Behind the moral issue and the issue of principle, I think that there is a legal issue. The Minister will recall, as mentioned by the noble Lord, Lord Hunt of Kings Heath, that it was suggested to her on the previous occasion when we debated the matter that she might wish to take specific advice from the law officers as to whether the Government’s approach is consistent with this country’s obligations under the European Convention on Human Rights. The concern, which is very simple indeed, is that the Bill removes a property right without any compensation, in breach of Article 1 of the First Protocol to the ECHR and, therefore, that the amendment that noble Lords approved was not only wise but necessary.

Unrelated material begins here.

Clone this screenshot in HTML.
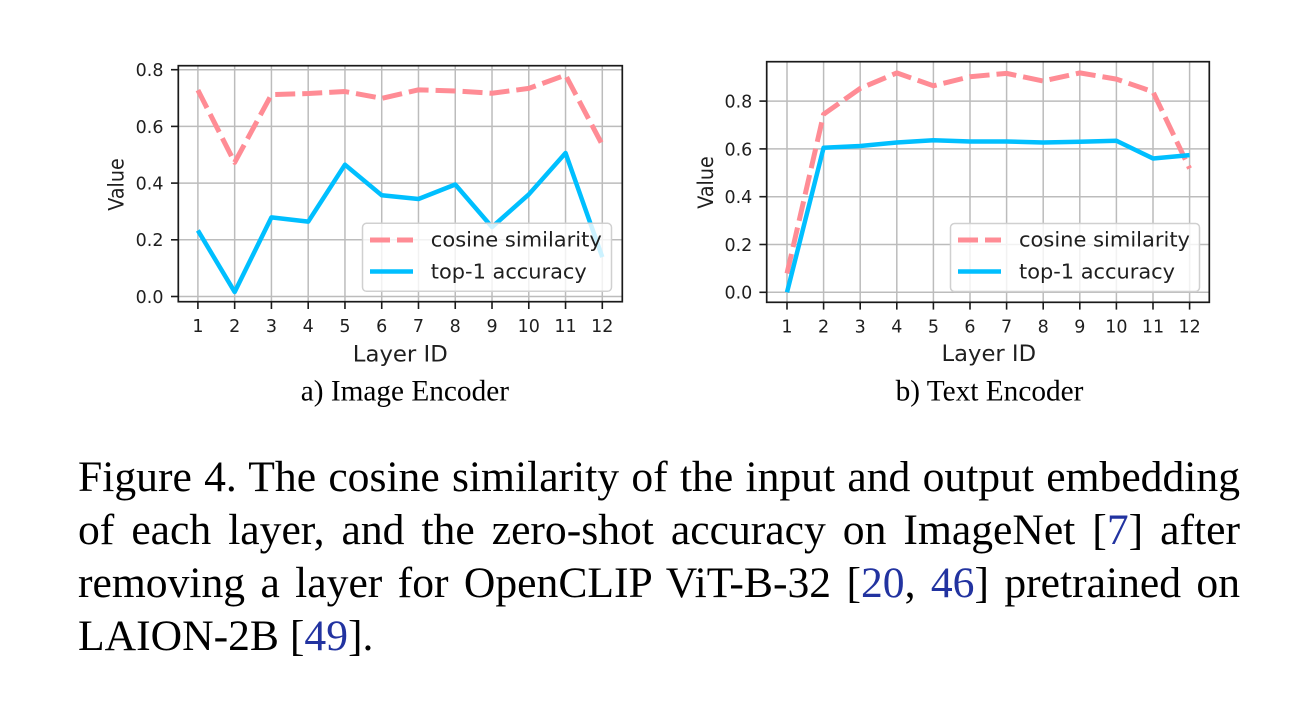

When we last debated this matter, the Minister’s answer was that the ID card remained the property of the Government and therefore there was no difficulty. With respect, however, that is no answer at all. It is very well established in the case law of the European Court of Human Rights—indeed, it is common sense—that, when the Government grant a licence or an authorisation to do something, that of itself establishes a property right. If that licence or that authorisation is then removed by the Government, contrary to the expectation that has been created, the Government have a duty, other than in the most exceptional circumstances, to pay compensation. That legal obligation is precisely consistent with the substance of our debate on the previous occasion and with the amendment that was approved by noble Lords.

I therefore join the noble Lord, Lord Hunt of Kings Heath, in asking the Minister to explain whether she has indeed taken specific advice from the law officers, to deal in more detail with the substance of this concern and to explain to noble Lords how it can be that what the Government intend to do is consistent with this country’s international obligations.